Educational organisation in Oxford, England

Oxford Royale Academy (also known as ORA and ORA Education and Oxford Royale) is an educational organisation based in Oxford, United Kingdom.

==History==
The Academy was established in 2004 by alumni of the Universities of Oxford, Cambridge and London. The organisation was founded in the city of Oxford, where it has provided educational courses each summer since it was established.

ORA is now based at St Catherine's College, one of the constituent colleges of the University of Oxford. It was located at Yarnton Manor, in Yarnton, Oxfordshire, between 2014 and 2021. ORA acquired Yarnton Manor from the Oxford Centre for Hebrew and Jewish Studies in September 2014.

== Awards ==
ORA was included in the list of winners of the Queen's Awards for Enterprise 2012, in the International Trade category. This was in recognition of growing student enrolments.

ORA won a second Queen's Awards for Enterprise in 2016 and a third in 2019.

ORA also won a King's Awards for Enterprise in 2024.

It was also awarded Best Educational Product at the annual British Youth Travel Awards from 2010, 2011, 2012, 2013 and 2015. ORA was chosen based on a range of criteria including customer service; quality of content; creativity in business thinking; improving or innovating a product; and commitment to health and safety.

ORA was also named as a finalist for this award in 2016 and 2017.

ORA is accredited by the British Council and the British Accreditation Council (BAC), and is a member of the World Youth Student & Educational Travel Confederation (WYSE), EnglishUK and StudyUK. In February 2012, Oxford Royale Academy became a supporting member of the Council of British International Schools. Its courses are also accredited by City and Guilds.

== Oxbridge campuses ==
ORA contracts with institutions such as the University of Oxford and the University of Cambridge, to use their facilities and also hires instructors from these institutions. However, it operates independently and not under the universities' aegis.
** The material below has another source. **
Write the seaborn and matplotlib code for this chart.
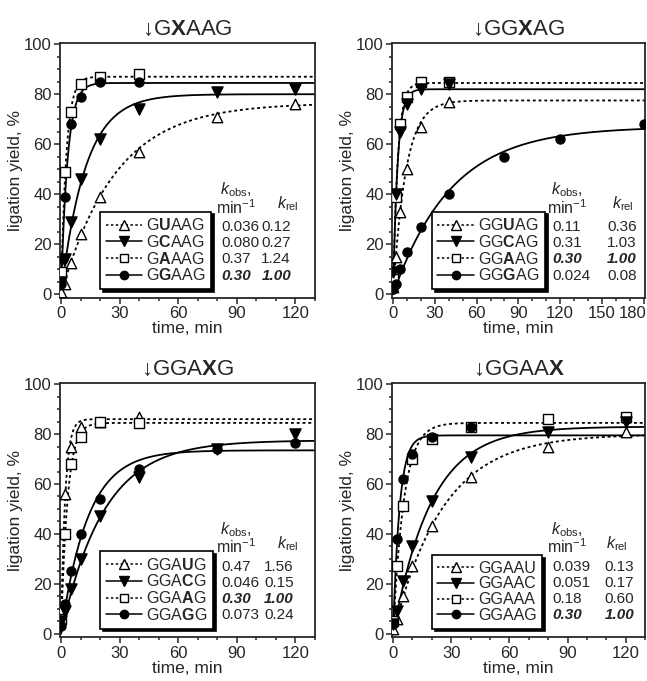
import numpy as np
import matplotlib
matplotlib.use("Agg")
import matplotlib.pyplot as plt
import matplotlib.transforms as mtransforms
import seaborn as sns
from matplotlib.lines import Line2D
from matplotlib.ticker import MultipleLocator

# ─────────────────────────────────────────────────────────────────────────────
# Données (temps en min, rendement de ligation en %)
# ─────────────────────────────────────────────────────────────────────────────

# panneau 1 : ↓GXAAG
p1_labels = ["G$\\mathbf{U}$AAG", "G$\\mathbf{C}$AAG", "G$\\mathbf{A}$AAG", "G$\\mathbf{G}$AAG"]
p1_t = [[0, 2, 5, 10, 20, 40, 80, 120],
        [0, 2, 5, 10, 20, 40, 80, 120],
        [0, 2, 5, 10, 20, 40],
        [0, 1, 2, 5, 10, 20, 40]]
p1_y = [[1, 4, 12.5, 24, 39, 57, 71, 76],
        [5, 14, 29, 46, 62, 74, 81, 82],
        [9, 49, 73, 84, 87, 88],
        [4, 14, 39, 68, 79, 85, 85]]
p1_plateau = [76.5, 80, 87, 84.5]
p1_kobs = ["0.036", "0.080", "0.37", "0.30"]
p1_krel = ["0.12", "0.27", "1.24", "1.00"]

# panneau 2 : ↓GGXAG
p2_labels = ["GG$\\mathbf{U}$AG", "GG$\\mathbf{C}$AG", "GG$\\mathbf{A}$AG", "GG$\\mathbf{G}$AG"]
p2_t = [[0, 2, 5, 10, 20, 40],
        [0, 2, 5, 10, 20, 40],
        [0, 2, 5, 10, 20, 40],
        [0, 2, 5, 10, 20, 40, 80, 120, 180]]
p2_y = [[3, 15, 33, 50, 67, 77],
        [9, 40, 65, 76, 82, 84],
        [6, 39, 68, 79, 85, 85],
        [2, 4, 10, 17, 27, 40, 55, 62, 68]]
p2_plateau = [77.5, 82, 84.5, 67]
p2_kobs = ["0.11", "0.31", "0.30", "0.024"]
p2_krel = ["0.36", "1.03", "1.00", "0.08"]

# panneau 3 : ↓GGAXG
p3_labels = ["GGA$\\mathbf{U}$G", "GGA$\\mathbf{C}$G", "GGA$\\mathbf{A}$G", "GGA$\\mathbf{G}$G"]
p3_t = [[0, 2, 5, 10, 20, 40],
        [0, 2, 5, 10, 20, 40, 80, 120],
        [0, 2, 5, 10, 20, 40],
        [0, 2, 5, 10, 20, 40, 80, 120]]
p3_y = [[10, 56, 75, 83, 85, 87],
        [5, 9, 18, 30, 47, 63, 74, 80],
        [6, 40, 68, 79, 85, 84.5],
        [3, 12, 25, 40, 54, 66, 74, 76.5]]
p3_plateau = [86, 77.5, 84.5, 73.5]
p3_kobs = ["0.47", "0.046", "0.30", "0.073"]
p3_krel = ["1.56", "0.15", "1.00", "0.24"]

# panneau 4 : ↓GGAAX
p4_labels = ["GGAAU", "GGAAC", "GGAAA", "GGAAG"]
p4_t = [[0, 2, 5, 10, 20, 40, 80, 120],
        [0, 2, 5, 10, 20, 40, 80, 120],
        [0, 2, 5, 10, 20, 40, 80, 120],
        [0, 2, 5, 10, 20, 40]]
p4_y = [[2, 6, 15, 27, 43, 63, 75, 81],
        [4, 9, 21, 35, 53, 71, 81, 85],
        [5, 27, 51, 70, 78, 83, 86, 87],
        [4, 38, 62, 72, 79, 83]]
p4_plateau = [80, 83, 84.5, 79.5]
p4_kobs = ["0.039", "0.051", "0.18", "0.30"]
p4_krel = ["0.13", "0.17", "0.60", "1.00"]

# ─────────────────────────────────────────────────────────────────────────────
# Style
# ─────────────────────────────────────────────────────────────────────────────
sns.set_style("ticks")
plt.rcParams["font.family"] = ["Liberation Sans", "DejaVu Sans"]
plt.rcParams["mathtext.fontset"] = "custom"
plt.rcParams["mathtext.rm"] = "Liberation Sans"
plt.rcParams["mathtext.it"] = "Liberation Sans:italic"
plt.rcParams["mathtext.bf"] = "Liberation Sans:bold"

# U, C, A, G : marqueur, remplissage, style de trait
markers = ["^", "v", "s", "o"]
filled = [False, True, False, True]
msizes = [7.5, 8, 6.5, 6.5]
dotted = (0, (1.6, 1.6))
lstyles = [dotted, "-", dotted, "-"]


def draw_panel(ax, title, labels, times, yields, plateaus, kobs, krel,
               bold_row, xmax, col2_x, krel_x):
    t_fit = np.linspace(0, xmax, 400)
    for i in range(4):
        k = float(kobs[i])
        sns.lineplot(x=t_fit, y=plateaus[i] * (1 - np.exp(-k * t_fit)),
                     color="black", lw=1.3, linestyle=lstyles[i], ax=ax,
                     zorder=2)
    for i in [0, 2, 1, 3]:
        sns.scatterplot(x=times[i], y=yields[i], marker=markers[i],
                        s=msizes[i] ** 2,
                        color="black" if filled[i] else "white",
                        edgecolor="black", linewidth=1.0, ax=ax, zorder=3)

    ax.set_xlim(-0.004 * xmax, xmax)
    ax.set_ylim(-1.5, 100.5)
    ax.xaxis.set_major_locator(MultipleLocator(30))
    ax.xaxis.set_minor_locator(MultipleLocator(10))
    ax.yaxis.set_major_locator(MultipleLocator(20))
    ax.yaxis.set_minor_locator(MultipleLocator(5))
    ax.tick_params(which="major", direction="out", length=4, width=1.1,
                   labelsize=12, pad=2)
    ax.tick_params(which="minor", direction="out", length=2.5, width=1.1)
    for sp in ax.spines.values():
        sp.set_linewidth(1.3)
    ax.set_xlabel("time, min", fontsize=12.5, labelpad=0)
    ax.set_ylabel("ligation yield, %", fontsize=12.5, labelpad=1)
    ax.set_title(title, fontsize=16, pad=6)

    handles = []
    for i in range(4):
        handles.append(Line2D([], [], color="black", lw=1.1,
                              linestyle=lstyles[i], marker=markers[i],
                              markersize=msizes[i] - 0.5,
                              markerfacecolor="black" if filled[i] else "white",
                              markeredgecolor="black"))
    leg = ax.legend(handles, labels, loc="lower left",
                    bbox_to_anchor=(0.157, 0.035), fontsize=11.5,
                    handlelength=2.3, handletextpad=0.25, borderpad=0.35,
                    labelspacing=0.05, borderaxespad=0, frameon=True,
                    fancybox=False, numpoints=1,
                    shadow={"color": "black", "alpha": 1})
    leg.get_frame().set_edgecolor("black")
    leg.get_frame().set_linewidth(1.2)
    leg.get_frame().set_alpha(1)

    ax.text(0.69, 0.425, "$k_{\\rm obs}$,", transform=ax.transAxes,
            ha="center", va="center", fontsize=11.5)
    ax.text(0.69, 0.355, "min$^{-1}$", transform=ax.transAxes,
            ha="center", va="center", fontsize=11.5)
    ax.text(krel_x, 0.37, "$k_{\\rm rel}$", transform=ax.transAxes,
            ha="center", va="center", fontsize=11.5)
    rows_y = [0.277, 0.214, 0.151, 0.088]
    for i in range(4):
        kw = dict(transform=ax.transAxes, ha="left", va="center", fontsize=11)
        if i == bold_row:
            kw.update(fontweight="bold", fontstyle="italic")
        ax.text(0.632, rows_y[i], kobs[i], **kw)
        ax.text(col2_x, rows_y[i], krel[i], **kw)


fig = plt.figure(figsize=(6.47, 6.81), dpi=100)
ax1 = fig.add_axes([0.0927, 0.5624, 0.394, 0.3745])
ax2 = fig.add_axes([0.606, 0.5624, 0.391, 0.3745])
ax3 = fig.add_axes([0.0927, 0.0640, 0.394, 0.3736])
ax4 = fig.add_axes([0.606, 0.0640, 0.391, 0.3736])

draw_panel(ax1, "↓G$\\mathbf{X}$AAG", p1_labels, p1_t, p1_y, p1_plateau,
           p1_kobs, p1_krel, bold_row=3, xmax=130, col2_x=0.79, krel_x=0.894)
draw_panel(ax2, "↓GG$\\mathbf{X}$AG", p2_labels, p2_t, p2_y, p2_plateau,
           p2_kobs, p2_krel, bold_row=2, xmax=181, col2_x=0.85, krel_x=0.913)
draw_panel(ax3, "↓GGA$\\mathbf{X}$G", p3_labels, p3_t, p3_y, p3_plateau,
           p3_kobs, p3_krel, bold_row=2, xmax=130, col2_x=0.80, krel_x=0.894)
draw_panel(ax4, "↓GGAA$\\mathbf{X}$", p4_labels, p4_t, p4_y, p4_plateau,
           p4_kobs, p4_krel, bold_row=3, xmax=130, col2_x=0.84, krel_x=0.89)

# le libellé 180 touche le bord droit : on le décale un peu vers la gauche
fig.canvas.draw()
shift = mtransforms.ScaledTranslation(-11 / 100, 0, fig.dpi_scale_trans)
for lab in ax2.get_xticklabels():
    if lab.get_text() == "180":
        lab.set_transform(lab.get_transform() + shift)

fig.savefig("out.png", dpi=100)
In Oxford, ORA students reside in St. Peter's College, St. Catherine's College, Balliol College (including their Jowett Walk annexe), St Hugh's College, Merton College, University College, Lady Margaret Hall, and The Queen's College.

In Cambridge, St Catharine's College, Clare College, St Edmund's College form the three current colleges where ORA students can live and take classes.

In addition to operating its summer courses in Oxford and Cambridge, ORA also offers summer programmes in London, Ascot, and St Andrews. For the first time in July 2018, ORA also offered programs in the United States, including courses at Yale University and Stanford University.